%%
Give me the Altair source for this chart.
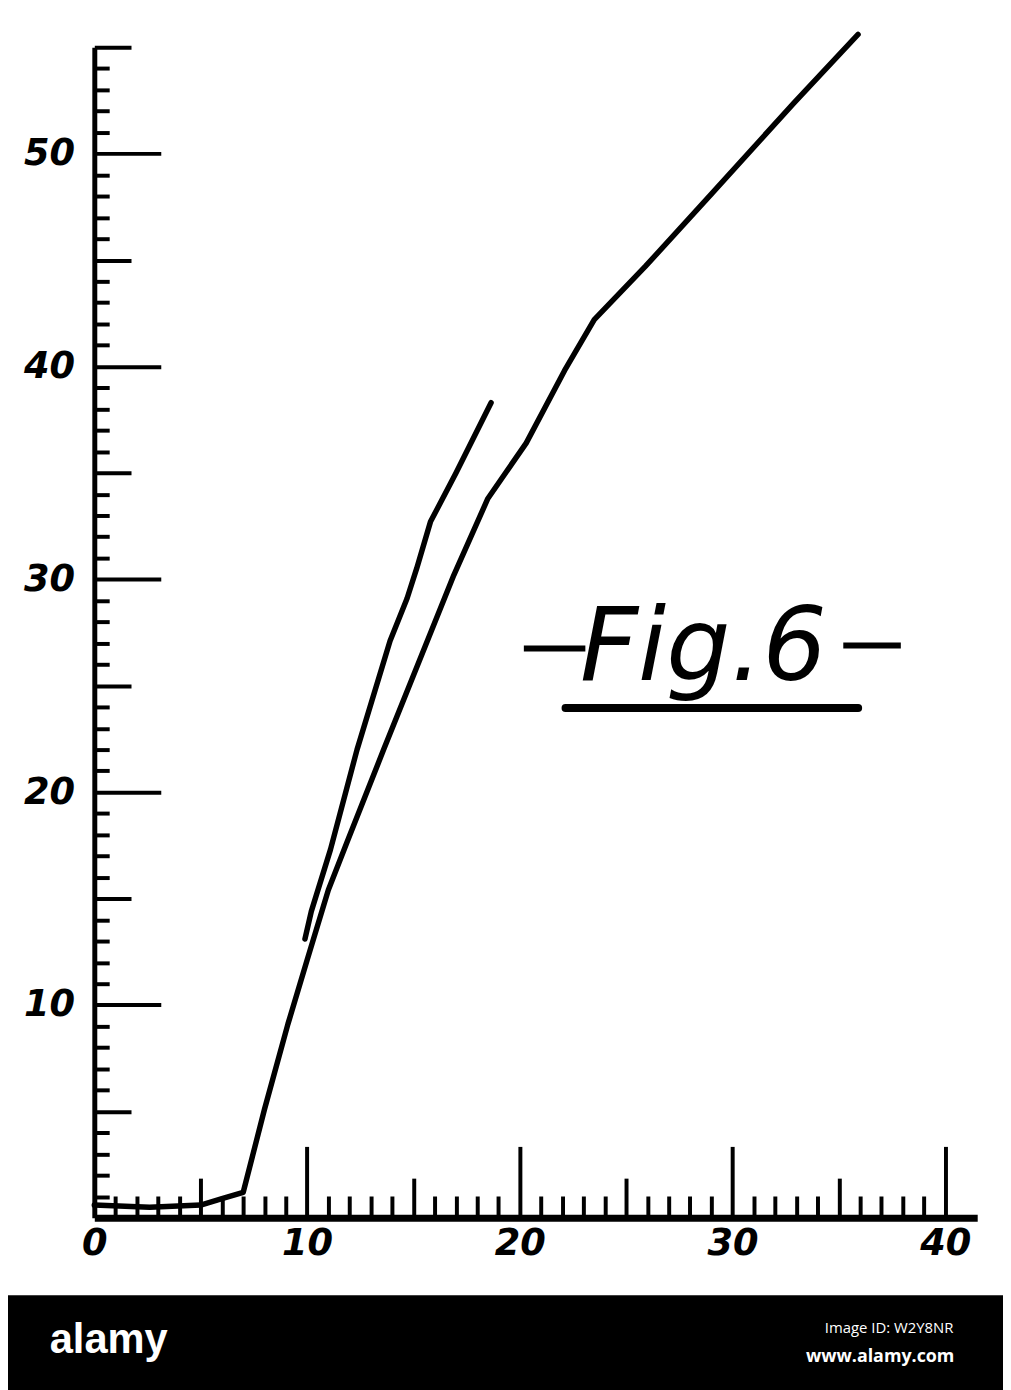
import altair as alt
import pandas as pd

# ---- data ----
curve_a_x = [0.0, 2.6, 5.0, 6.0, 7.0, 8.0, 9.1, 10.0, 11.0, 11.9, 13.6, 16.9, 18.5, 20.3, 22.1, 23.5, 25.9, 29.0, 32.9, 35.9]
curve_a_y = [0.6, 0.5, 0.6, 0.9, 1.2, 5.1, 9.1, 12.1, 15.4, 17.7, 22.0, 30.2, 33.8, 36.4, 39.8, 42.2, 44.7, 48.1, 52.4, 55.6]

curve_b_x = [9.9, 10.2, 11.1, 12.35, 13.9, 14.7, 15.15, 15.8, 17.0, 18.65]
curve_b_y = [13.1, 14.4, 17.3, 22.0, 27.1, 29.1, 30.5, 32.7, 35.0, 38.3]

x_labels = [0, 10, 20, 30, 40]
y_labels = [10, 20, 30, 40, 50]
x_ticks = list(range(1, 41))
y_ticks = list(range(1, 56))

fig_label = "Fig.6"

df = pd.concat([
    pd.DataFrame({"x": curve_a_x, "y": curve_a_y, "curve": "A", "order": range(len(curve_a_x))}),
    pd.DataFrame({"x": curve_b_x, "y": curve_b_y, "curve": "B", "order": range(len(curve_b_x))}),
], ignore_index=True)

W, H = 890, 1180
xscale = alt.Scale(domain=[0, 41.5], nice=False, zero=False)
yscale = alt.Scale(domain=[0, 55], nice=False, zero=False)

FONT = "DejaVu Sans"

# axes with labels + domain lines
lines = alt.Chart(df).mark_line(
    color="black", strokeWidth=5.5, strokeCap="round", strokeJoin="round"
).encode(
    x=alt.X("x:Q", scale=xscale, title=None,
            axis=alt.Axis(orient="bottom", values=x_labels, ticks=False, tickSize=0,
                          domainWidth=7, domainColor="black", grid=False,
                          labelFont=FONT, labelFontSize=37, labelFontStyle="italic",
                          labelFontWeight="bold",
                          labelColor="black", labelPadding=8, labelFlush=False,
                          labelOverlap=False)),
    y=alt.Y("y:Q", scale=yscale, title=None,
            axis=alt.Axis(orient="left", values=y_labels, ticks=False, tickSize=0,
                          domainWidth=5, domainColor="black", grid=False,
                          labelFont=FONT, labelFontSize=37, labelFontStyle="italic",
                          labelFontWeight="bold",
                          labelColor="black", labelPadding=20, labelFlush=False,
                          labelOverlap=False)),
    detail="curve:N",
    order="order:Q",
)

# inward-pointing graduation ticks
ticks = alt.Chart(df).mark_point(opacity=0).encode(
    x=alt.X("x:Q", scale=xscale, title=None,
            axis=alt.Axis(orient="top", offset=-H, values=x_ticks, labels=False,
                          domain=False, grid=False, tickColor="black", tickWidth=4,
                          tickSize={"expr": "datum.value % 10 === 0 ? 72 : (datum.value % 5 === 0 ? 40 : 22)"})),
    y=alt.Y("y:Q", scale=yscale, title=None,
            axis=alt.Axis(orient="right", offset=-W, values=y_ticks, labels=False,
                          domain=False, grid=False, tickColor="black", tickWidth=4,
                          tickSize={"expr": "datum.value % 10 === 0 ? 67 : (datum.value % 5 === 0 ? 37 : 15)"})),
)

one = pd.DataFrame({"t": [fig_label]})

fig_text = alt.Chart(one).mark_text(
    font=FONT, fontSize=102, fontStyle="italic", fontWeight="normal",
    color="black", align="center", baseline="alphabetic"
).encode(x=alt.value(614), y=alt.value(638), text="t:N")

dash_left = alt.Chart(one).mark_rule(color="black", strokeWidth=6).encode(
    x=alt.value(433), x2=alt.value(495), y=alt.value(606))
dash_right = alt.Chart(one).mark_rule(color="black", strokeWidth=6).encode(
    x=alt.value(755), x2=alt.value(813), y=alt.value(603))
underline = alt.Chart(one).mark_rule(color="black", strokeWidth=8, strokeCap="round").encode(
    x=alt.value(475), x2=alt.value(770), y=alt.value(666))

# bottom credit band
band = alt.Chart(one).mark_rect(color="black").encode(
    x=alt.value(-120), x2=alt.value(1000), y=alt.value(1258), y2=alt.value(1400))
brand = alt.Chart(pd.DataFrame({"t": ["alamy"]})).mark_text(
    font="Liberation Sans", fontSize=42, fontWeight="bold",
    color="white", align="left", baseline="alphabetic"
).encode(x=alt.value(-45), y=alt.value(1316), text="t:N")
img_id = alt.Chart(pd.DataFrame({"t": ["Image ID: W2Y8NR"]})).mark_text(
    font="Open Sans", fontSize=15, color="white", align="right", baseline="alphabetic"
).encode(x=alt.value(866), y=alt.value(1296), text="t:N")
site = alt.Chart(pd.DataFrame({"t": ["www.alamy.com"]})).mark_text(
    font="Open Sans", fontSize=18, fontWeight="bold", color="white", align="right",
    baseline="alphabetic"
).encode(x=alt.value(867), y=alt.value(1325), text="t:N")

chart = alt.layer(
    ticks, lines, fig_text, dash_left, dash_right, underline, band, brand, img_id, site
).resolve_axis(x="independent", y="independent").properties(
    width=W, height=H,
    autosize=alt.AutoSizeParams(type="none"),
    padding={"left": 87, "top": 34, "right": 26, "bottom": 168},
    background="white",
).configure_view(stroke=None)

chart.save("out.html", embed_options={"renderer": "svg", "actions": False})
%%
_WORK INSTRUCTIONS_: Give again, word for word, every line from the top of the data above to the line holding "import pandas as pd", inclusive, with the pictures left out.

_CORRECT ANSWER_:
Give me the Altair source for this chart.
import altair as alt
import pandas as pd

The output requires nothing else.